The six changes described above significantly reduced the number of abnormal grade progressions found in the event history SCH_GRADE_PROGRESS variables. About 3/4 of the promotions and demotions found in the raw survey data for rounds 1-6 appear to be the result of reporting or programming errors. After the corrections were implemented, about 100 demotions and 570 promotions remained. Although it is possible that errors remain, based on inspection of the data survey staff feel that the vast majority of these grade changes reflect actual atypical progressions. Additional information about younger respondents' schooling continues to be collected, and staff will continue to review the data to determine whether newer information indicates that any of the remaining promotions or demotions are artifacts of inaccurate reporting.

Monthly Grade Schooling Variables

Starting in round 2, three types of monthly arrays are created. Each array captures information for each month from the respondent's interview date in round 1 to the round 12 interview date.

1. SCH_STATUS
This array reports the respondent's enrollment status during each month from the round 1 interview date through the current interview date. Coding categories include unknown, not enrolled, in grades K to 12, on vacation, expelled, and other.

2. SCH_TERM
These variables report the respondent's school type and grade for each month in the time period. The first two digits represent the type of school (public = 10, private = 20, religious = 30 and unknown = 40). The last two digits provide the respondent's grade in school (1-12).

3. SCH_ID
This variable permits users to link array information to the school roster in the main data file and access other information about the school. The variable uses the same ID codes as the identification variable on the school roster in the main data set (for example, NEWSCHOOL_PUBID.01).

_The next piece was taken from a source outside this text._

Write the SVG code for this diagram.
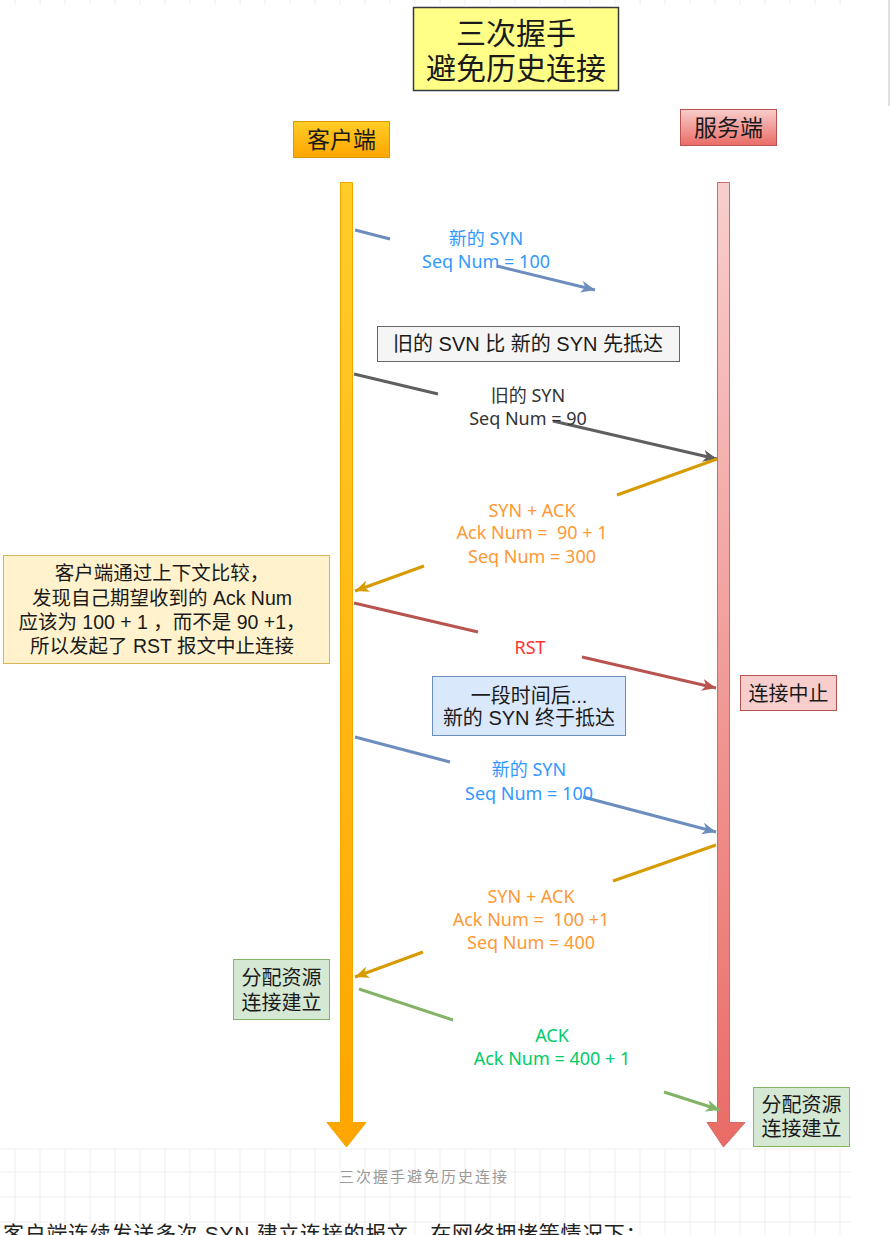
<svg xmlns="http://www.w3.org/2000/svg" width="891" height="1235" viewBox="0 0 891 1235">
  <style>
    .cn { font-family: "Liberation Sans", "Noto Sans CJK SC", sans-serif; fill: #1a1a1a; text-anchor: middle; }
    .hand { font-family: "Comic Sans MS", "Noto Sans", "Noto Sans CJK SC", sans-serif; font-size: 18px; text-anchor: middle; }
    .msg { fill: none; stroke-width: 3; stroke-linecap: butt; }
    .grid line { stroke: #efefef; stroke-width: 1; }
  </style>
  <defs>
    <linearGradient id="gClient" x1="0" y1="0" x2="0" y2="1">
      <stop offset="0" stop-color="#ffcd28"/>
      <stop offset="1" stop-color="#ffa500"/>
    </linearGradient>
    <linearGradient id="gServer" x1="0" y1="0" x2="0" y2="1">
      <stop offset="0" stop-color="#f8cecc"/>
      <stop offset="1" stop-color="#ea6b66"/>
    </linearGradient>
    <marker id="aBlue" markerUnits="userSpaceOnUse" markerWidth="16" markerHeight="12" refX="14" refY="6" orient="auto"><path d="M0,0 L14,6 L0,12 L4,6 Z" fill="#6c8ebf"/></marker>
    <marker id="aGray" markerUnits="userSpaceOnUse" markerWidth="16" markerHeight="12" refX="14" refY="6" orient="auto"><path d="M0,0 L14,6 L0,12 L4,6 Z" fill="#5f5f5f"/></marker>
    <marker id="aOrange" markerUnits="userSpaceOnUse" markerWidth="16" markerHeight="12" refX="14" refY="6" orient="auto"><path d="M0,0 L14,6 L0,12 L4,6 Z" fill="#d79b00"/></marker>
    <marker id="aRed" markerUnits="userSpaceOnUse" markerWidth="16" markerHeight="12" refX="14" refY="6" orient="auto"><path d="M0,0 L14,6 L0,12 L4,6 Z" fill="#b85450"/></marker>
    <marker id="aGreen" markerUnits="userSpaceOnUse" markerWidth="16" markerHeight="12" refX="14" refY="6" orient="auto"><path d="M0,0 L14,6 L0,12 L4,6 Z" fill="#82b366"/></marker>
  </defs>

  <rect width="891" height="1235" fill="#ffffff"/>

  <!-- page chrome: ruler ticks along the top, side rule -->
  <g id="page-ticks" stroke="#ececec" stroke-width="1">
    <line x1="15" y1="0" x2="15" y2="5"/><line x1="40" y1="0" x2="40" y2="5"/><line x1="65" y1="0" x2="65" y2="5"/><line x1="90" y1="0" x2="90" y2="5"/><line x1="115" y1="0" x2="115" y2="5"/><line x1="140" y1="0" x2="140" y2="5"/><line x1="165" y1="0" x2="165" y2="5"/><line x1="190" y1="0" x2="190" y2="5"/><line x1="215" y1="0" x2="215" y2="5"/><line x1="240" y1="0" x2="240" y2="5"/><line x1="265" y1="0" x2="265" y2="5"/><line x1="290" y1="0" x2="290" y2="5"/><line x1="315" y1="0" x2="315" y2="5"/><line x1="340" y1="0" x2="340" y2="5"/><line x1="365" y1="0" x2="365" y2="5"/><line x1="390" y1="0" x2="390" y2="5"/><line x1="415" y1="0" x2="415" y2="5"/><line x1="440" y1="0" x2="440" y2="5"/><line x1="465" y1="0" x2="465" y2="5"/><line x1="490" y1="0" x2="490" y2="5"/><line x1="515" y1="0" x2="515" y2="5"/><line x1="540" y1="0" x2="540" y2="5"/><line x1="565" y1="0" x2="565" y2="5"/><line x1="590" y1="0" x2="590" y2="5"/><line x1="615" y1="0" x2="615" y2="5"/><line x1="640" y1="0" x2="640" y2="5"/><line x1="665" y1="0" x2="665" y2="5"/><line x1="690" y1="0" x2="690" y2="5"/><line x1="715" y1="0" x2="715" y2="5"/><line x1="740" y1="0" x2="740" y2="5"/><line x1="765" y1="0" x2="765" y2="5"/><line x1="790" y1="0" x2="790" y2="5"/><line x1="815" y1="0" x2="815" y2="5"/><line x1="840" y1="0" x2="840" y2="5"/>
  </g>
  <line x1="889" y1="0" x2="889" y2="106" stroke="#d8d8d8" stroke-width="1.5"/>

  <!-- caption area grid -->
  <g class="grid">
    <line x1="0" y1="1149" x2="851" y2="1149"/><line x1="0" y1="1172" x2="851" y2="1172"/><line x1="0" y1="1197" x2="851" y2="1197"/><line x1="0" y1="1222" x2="851" y2="1222"/>
    <line x1="15" y1="1149" x2="15" y2="1235"/><line x1="40" y1="1149" x2="40" y2="1235"/><line x1="65" y1="1149" x2="65" y2="1235"/><line x1="90" y1="1149" x2="90" y2="1235"/><line x1="115" y1="1149" x2="115" y2="1235"/><line x1="140" y1="1149" x2="140" y2="1235"/><line x1="165" y1="1149" x2="165" y2="1235"/><line x1="190" y1="1149" x2="190" y2="1235"/><line x1="215" y1="1149" x2="215" y2="1235"/><line x1="240" y1="1149" x2="240" y2="1235"/><line x1="265" y1="1149" x2="265" y2="1235"/><line x1="290" y1="1149" x2="290" y2="1235"/><line x1="315" y1="1149" x2="315" y2="1235"/><line x1="340" y1="1149" x2="340" y2="1235"/><line x1="365" y1="1149" x2="365" y2="1235"/><line x1="390" y1="1149" x2="390" y2="1235"/><line x1="415" y1="1149" x2="415" y2="1235"/><line x1="440" y1="1149" x2="440" y2="1235"/><line x1="465" y1="1149" x2="465" y2="1235"/><line x1="490" y1="1149" x2="490" y2="1235"/><line x1="515" y1="1149" x2="515" y2="1235"/><line x1="540" y1="1149" x2="540" y2="1235"/><line x1="565" y1="1149" x2="565" y2="1235"/><line x1="590" y1="1149" x2="590" y2="1235"/><line x1="615" y1="1149" x2="615" y2="1235"/><line x1="640" y1="1149" x2="640" y2="1235"/><line x1="665" y1="1149" x2="665" y2="1235"/><line x1="690" y1="1149" x2="690" y2="1235"/><line x1="715" y1="1149" x2="715" y2="1235"/><line x1="740" y1="1149" x2="740" y2="1235"/><line x1="765" y1="1149" x2="765" y2="1235"/><line x1="790" y1="1149" x2="790" y2="1235"/><line x1="815" y1="1149" x2="815" y2="1235"/><line x1="840" y1="1149" x2="840" y2="1235"/>
  </g>

  <!-- title -->
  <g id="title">
    <rect x="413.5" y="7.5" width="205" height="83" fill="#ffff88" stroke="#36393d" stroke-width="1.5"/>
    <text class="cn" x="516" y="44" font-size="30">三次握手</text>
    <text class="cn" x="516" y="79" font-size="30">避免历史连接</text>
  </g>

  <!-- participants -->
  <g id="client">
    <rect x="293.5" y="121.5" width="96" height="36" fill="url(#gClient)" stroke="#d79b00"/>
    <text class="cn" x="341.5" y="148" font-size="23">客户端</text>
  </g>
  <g id="server">
    <rect x="680.5" y="109.5" width="96" height="36" fill="url(#gServer)" stroke="#b85450"/>
    <text class="cn" x="728.5" y="136" font-size="23">服务端</text>
  </g>

  <!-- lifelines -->
  <g id="client-lifeline">
    <path d="M340.5,182.5 H352.5 V1122.5 H366 L346.5,1147 L327,1122.5 H340.5 Z" fill="url(#gClient)" stroke="#f0a500" stroke-width="1"/>
  </g>
  <g id="server-lifeline">
    <path d="M717.5,182.5 H729.5 V1122.5 H745 L723.5,1147 L707,1122.5 H717.5 Z" fill="url(#gServer)" stroke="#d26b66" stroke-width="1"/>
  </g>

  <!-- messages -->
  <g id="connectors">
    <path class="msg" stroke="#6c8ebf" d="M355,230 L390,239"/>
    <path class="msg" stroke="#6c8ebf" d="M497,266 L595,290" marker-end="url(#aBlue)"/>

    <path class="msg" stroke="#5f5f5f" d="M354,374 L438,394"/>
    <path class="msg" stroke="#5f5f5f" d="M553,421 L717,459" marker-end="url(#aGray)"/>

    <path class="msg" stroke="#d79b00" d="M717,459 L617,495"/>
    <path class="msg" stroke="#d79b00" d="M424,566 L355,591" marker-end="url(#aOrange)"/>

    <path class="msg" stroke="#b85450" d="M354,603 L478,632"/>
    <path class="msg" stroke="#b85450" d="M582,657 L716,688" marker-end="url(#aRed)"/>

    <path class="msg" stroke="#6c8ebf" d="M355,737 L450,762"/>
    <path class="msg" stroke="#6c8ebf" d="M583,797 L716,832" marker-end="url(#aBlue)"/>

    <path class="msg" stroke="#d79b00" d="M716,845 L613,881"/>
    <path class="msg" stroke="#d79b00" d="M423,952 L355,977" marker-end="url(#aOrange)"/>

    <path class="msg" stroke="#82b366" d="M359,989 L453,1020"/>
    <path class="msg" stroke="#82b366" d="M664,1092 L720,1110" marker-end="url(#aGreen)"/>
  </g>

  <!-- message labels -->
  <g id="label-new-syn-1" class="hand" fill="#3399ff">
    <text x="486" y="245">新的 SYN</text>
    <text x="486" y="268">Seq Num = 100</text>
  </g>
  <g id="label-old-syn" class="hand" fill="#333333">
    <text x="528" y="402">旧的 SYN</text>
    <text x="528" y="425">Seq Num = 90</text>
  </g>
  <g id="label-synack-1" class="hand" fill="#ff9933">
    <text x="532" y="517">SYN + ACK</text>
    <text x="532" y="539" xml:space="preserve">Ack Num =  90 + 1</text>
    <text x="532" y="563">Seq Num = 300</text>
  </g>
  <g id="label-rst" class="hand" fill="#ff3333">
    <text x="530" y="654">RST</text>
  </g>
  <g id="label-new-syn-2" class="hand" fill="#3399ff">
    <text x="529" y="776">新的 SYN</text>
    <text x="529" y="800">Seq Num = 100</text>
  </g>
  <g id="label-synack-2" class="hand" fill="#ff9933">
    <text x="531" y="903">SYN + ACK</text>
    <text x="531" y="926" xml:space="preserve">Ack Num =  100 +1</text>
    <text x="531" y="949">Seq Num = 400</text>
  </g>
  <g id="label-ack" class="hand" fill="#00cc66">
    <text x="552" y="1042">ACK</text>
    <text x="552" y="1065">Ack Num = 400 + 1</text>
  </g>

  <!-- notes -->
  <g id="note-old-first">
    <rect x="377.5" y="326.5" width="302" height="35" fill="#f5f5f5" stroke="#666666"/>
    <text class="cn" x="528" y="351" font-size="20" fill="#333333">旧的 SVN 比 新的 SYN 先抵达</text>
  </g>
  <g id="note-client-check">
    <rect x="3.5" y="555.5" width="326" height="108" fill="#fff2cc" stroke="#d6b656"/>
    <text class="cn" x="162" y="580" font-size="19.5">客户端通过上下文比较，</text>
    <text class="cn" x="162" y="605" font-size="19.5">发现自己期望收到的 Ack Num</text>
    <text class="cn" x="162" y="629" font-size="19.5">应该为 100 + 1 ，而不是 90 +1，</text>
    <text class="cn" x="162" y="653" font-size="19.5">所以发起了 RST 报文中止连接</text>
  </g>
  <g id="note-abort">
    <rect x="740.5" y="675.5" width="96" height="35" fill="#f8cecc" stroke="#b85450"/>
    <text class="cn" x="788.5" y="701" font-size="20">连接中止</text>
  </g>
  <g id="note-later">
    <rect x="432.5" y="676.5" width="193" height="59" fill="#dae8fc" stroke="#6c8ebf"/>
    <text class="cn" x="529" y="703" font-size="20">一段时间后...</text>
    <text class="cn" x="529" y="725" font-size="20">新的 SYN 终于抵达</text>
  </g>
  <g id="note-client-established">
    <rect x="233.5" y="959.5" width="96" height="60" fill="#d5e8d4" stroke="#82b366"/>
    <text class="cn" x="281.5" y="985" font-size="20">分配资源</text>
    <text class="cn" x="281.5" y="1010" font-size="20">连接建立</text>
  </g>
  <g id="note-server-established">
    <rect x="753.5" y="1087.5" width="96" height="59" fill="#d5e8d4" stroke="#82b366"/>
    <text class="cn" x="801.5" y="1112" font-size="20">分配资源</text>
    <text class="cn" x="801.5" y="1136" font-size="20">连接建立</text>
  </g>

  <!-- caption and following paragraph -->
  <text x="339" y="1182" font-family="Liberation Sans, Noto Sans CJK SC, sans-serif" font-size="15" letter-spacing="2" fill="#999999">三次握手避免历史连接</text>
  <text x="3" y="1241" font-family="Liberation Sans, Noto Sans CJK SC, sans-serif" font-size="21" letter-spacing="0.7" fill="#222222">客户端连续发送多次 SYN 建立连接的报文，在网络拥堵等情况下：</text>
</svg>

Monthly College Schooling Variables

Starting in round 2, four types of monthly arrays are created. Each array captures information for each month from the respondent's interview date in round 2 to present.

1. SCH_COLLEGE_STATUS
This array reports the respondent's enrollment status during each month from the round 2 interview date through the current interview date. Coding categories include unknown, not enrolled, in a two year college, in a four year college and in graduate school.

2. SCH_COLLEGE_TERM
These variables report the respondent's school type and grade for each month in the time period. The first two digits represent the type of school (public = 10, private = 20 and unknown = 40). The last two digits provide the respondent's term in college (1-98; 99 means no term information provided).

3. SCH_COLLEGE_ID
This variable permits users to link array information to the school roster in the main data file and access other information about the school. The variable uses the same ID codes as the identification variable on the school roster in the main data set (for example, NEWSCHOOL_PUBID.01).

4. SCH_COLLEGE_DEGREE
This variable shows what type of degree the respondent is trying to obtain.  The first two digits track if the respondent is going to college full-time (code = 1), part-time (code = 2) or their status is unknown (code = 3).  The last two digits provide the type of degree (1 = Associates; 3 = BA or BS; 4 = MA, MBA, MS; 5 = Ph.D.; 6 = MD, JD; 10 = Joint BA/MA; 40 = Unknown).